▶ Given data
▬▬▬▬▬▬▬▬▬▬
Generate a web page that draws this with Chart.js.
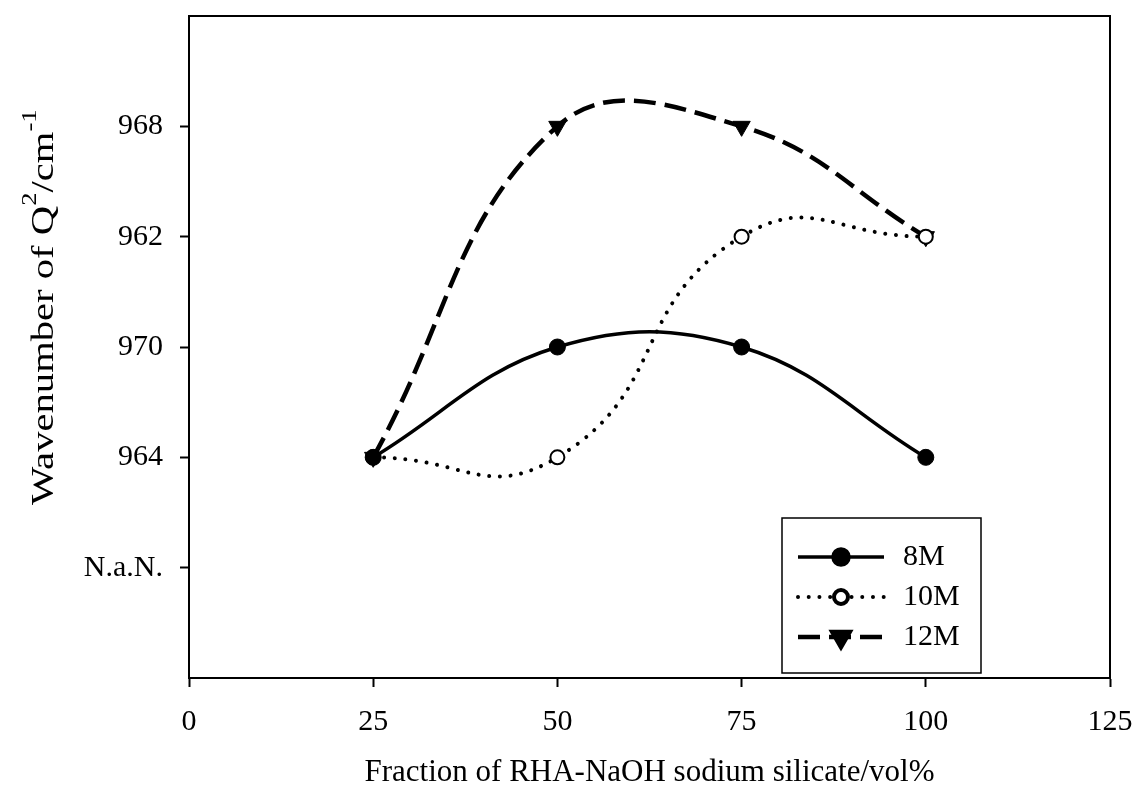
▬▬▬▬▬▬▬▬▬▬
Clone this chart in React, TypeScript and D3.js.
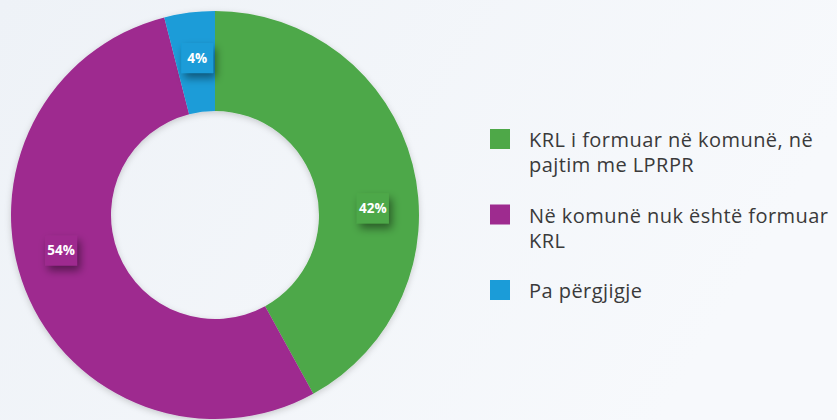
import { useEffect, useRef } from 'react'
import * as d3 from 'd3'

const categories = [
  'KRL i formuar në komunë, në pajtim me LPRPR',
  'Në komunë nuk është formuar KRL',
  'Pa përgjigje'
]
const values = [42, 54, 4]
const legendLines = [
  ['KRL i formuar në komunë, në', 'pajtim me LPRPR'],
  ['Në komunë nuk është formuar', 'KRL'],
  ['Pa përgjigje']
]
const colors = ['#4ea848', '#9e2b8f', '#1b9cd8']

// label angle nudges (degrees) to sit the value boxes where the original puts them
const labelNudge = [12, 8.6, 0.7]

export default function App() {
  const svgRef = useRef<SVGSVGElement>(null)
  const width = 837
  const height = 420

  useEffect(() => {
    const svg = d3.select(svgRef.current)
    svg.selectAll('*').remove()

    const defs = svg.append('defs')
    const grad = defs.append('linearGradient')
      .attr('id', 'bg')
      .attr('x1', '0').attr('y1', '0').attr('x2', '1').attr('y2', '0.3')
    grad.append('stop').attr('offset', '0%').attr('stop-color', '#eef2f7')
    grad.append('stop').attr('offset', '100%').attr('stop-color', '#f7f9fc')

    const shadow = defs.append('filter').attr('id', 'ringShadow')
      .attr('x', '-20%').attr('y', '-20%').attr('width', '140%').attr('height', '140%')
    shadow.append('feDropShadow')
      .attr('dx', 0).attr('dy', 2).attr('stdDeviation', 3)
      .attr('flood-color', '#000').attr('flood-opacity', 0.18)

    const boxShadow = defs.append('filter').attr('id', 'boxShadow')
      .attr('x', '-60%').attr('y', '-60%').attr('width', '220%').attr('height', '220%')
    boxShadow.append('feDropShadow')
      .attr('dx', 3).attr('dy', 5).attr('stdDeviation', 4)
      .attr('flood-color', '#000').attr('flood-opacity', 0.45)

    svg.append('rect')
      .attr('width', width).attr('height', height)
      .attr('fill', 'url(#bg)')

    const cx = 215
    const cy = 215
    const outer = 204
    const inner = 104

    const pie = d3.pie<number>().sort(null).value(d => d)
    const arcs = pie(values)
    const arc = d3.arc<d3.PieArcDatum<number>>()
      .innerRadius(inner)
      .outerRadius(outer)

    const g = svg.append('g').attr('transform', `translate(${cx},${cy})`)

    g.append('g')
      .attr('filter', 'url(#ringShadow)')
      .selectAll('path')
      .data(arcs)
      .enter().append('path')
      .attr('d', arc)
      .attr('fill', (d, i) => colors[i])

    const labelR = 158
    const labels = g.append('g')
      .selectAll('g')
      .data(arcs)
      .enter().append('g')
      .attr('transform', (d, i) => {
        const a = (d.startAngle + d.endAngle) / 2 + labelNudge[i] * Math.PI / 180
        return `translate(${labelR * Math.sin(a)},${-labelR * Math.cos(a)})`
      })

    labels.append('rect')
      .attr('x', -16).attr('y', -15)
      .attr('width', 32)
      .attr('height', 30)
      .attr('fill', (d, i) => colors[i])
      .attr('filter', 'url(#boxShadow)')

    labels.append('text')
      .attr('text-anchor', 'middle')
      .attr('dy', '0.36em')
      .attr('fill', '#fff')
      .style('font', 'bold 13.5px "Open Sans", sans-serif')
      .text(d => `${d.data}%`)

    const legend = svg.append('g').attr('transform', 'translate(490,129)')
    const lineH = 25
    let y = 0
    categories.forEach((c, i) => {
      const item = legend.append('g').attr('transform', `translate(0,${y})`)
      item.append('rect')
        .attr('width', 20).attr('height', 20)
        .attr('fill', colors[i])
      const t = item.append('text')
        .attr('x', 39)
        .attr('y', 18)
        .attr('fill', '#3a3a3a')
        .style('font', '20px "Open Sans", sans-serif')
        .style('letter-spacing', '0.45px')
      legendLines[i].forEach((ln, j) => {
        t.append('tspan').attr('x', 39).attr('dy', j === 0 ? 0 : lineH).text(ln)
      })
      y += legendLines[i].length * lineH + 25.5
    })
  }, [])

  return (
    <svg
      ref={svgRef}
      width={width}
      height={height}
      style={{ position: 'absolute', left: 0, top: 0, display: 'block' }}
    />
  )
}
▬▬▬▬▬▬▬▬▬▬
▶ Stated problem
Using the listing above, repeat word for word each line from the one with "Clone this chart" down to the one with "const labelNudge = [12, 8.6, 0.7]", both included. Omit all pictures.

▶ Solution for this exercise
Clone this chart in React, TypeScript and D3.js.
import { useEffect, useRef } from 'react'
import * as d3 from 'd3'

const categories = [
  'KRL i formuar në komunë, në pajtim me LPRPR',
  'Në komunë nuk është formuar KRL',
  'Pa përgjigje'
]
const values = [42, 54, 4]
const legendLines = [
  ['KRL i formuar në komunë, në', 'pajtim me LPRPR'],
  ['Në komunë nuk është formuar', 'KRL'],
  ['Pa përgjigje']
]
const colors = ['#4ea848', '#9e2b8f', '#1b9cd8']

// label angle nudges (degrees) to sit the value boxes where the original puts them
const labelNudge = [12, 8.6, 0.7]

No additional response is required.